B) ++ Section 10B provides for deduction of such profits and gains as are derived by a hundred percent export oriented undertaking from the export of articles or things or computer software. The interest received by the assessee on margin money deposits were not generated out of export activity. Therefore, the assessee is not entitled to treat the interest income as business income eligible for deduction under section 10B;

C) ++ incidental income arising from use of computers, insurance claims on damage to computers, etc. needs to be treated as operational income in the nature of business income. This is the case with the sale of scrap as well.

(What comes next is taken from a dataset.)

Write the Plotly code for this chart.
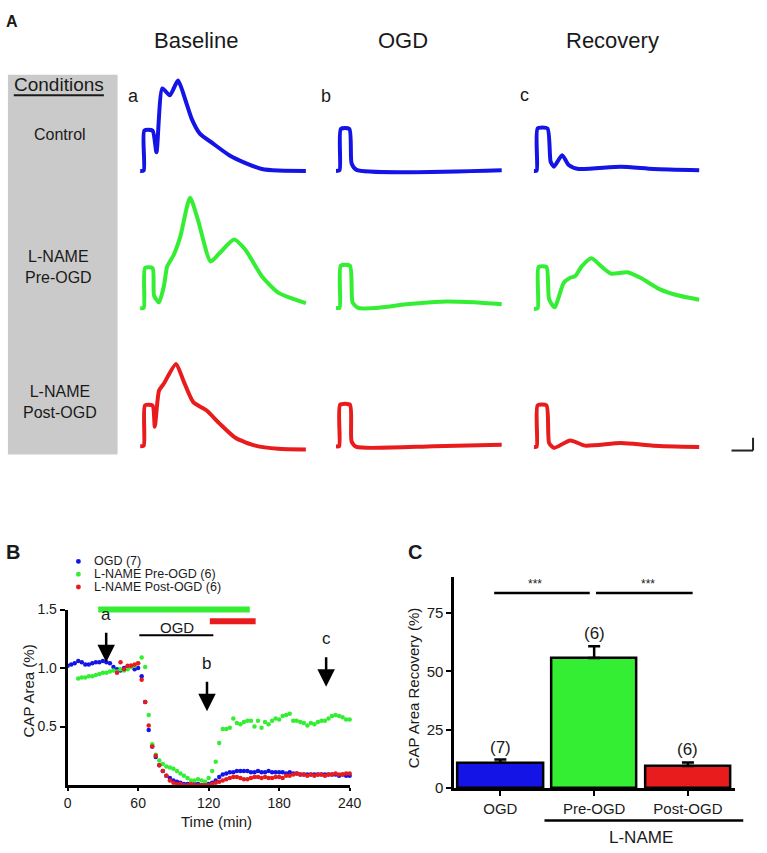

Reimbursement of expenses incurred for agents abroad in fact reduces the cost in assessee’s hands and, therefore, resulting in overall increase in business income and thus, is to be treated as business income and eligible for deduction u/s 10B;

D) ++ the rent recovery made from the employees is not an independent income or a different source of income. The assessee is providing residential quarters to the employees against which a nominal rent is recovered from them. The recovery ultimately reduces the cost in the hands of the assessee. Therefore, the recovery is in the nature of business income. Thus, the lower authorities are not justified in treating it as income from other sources.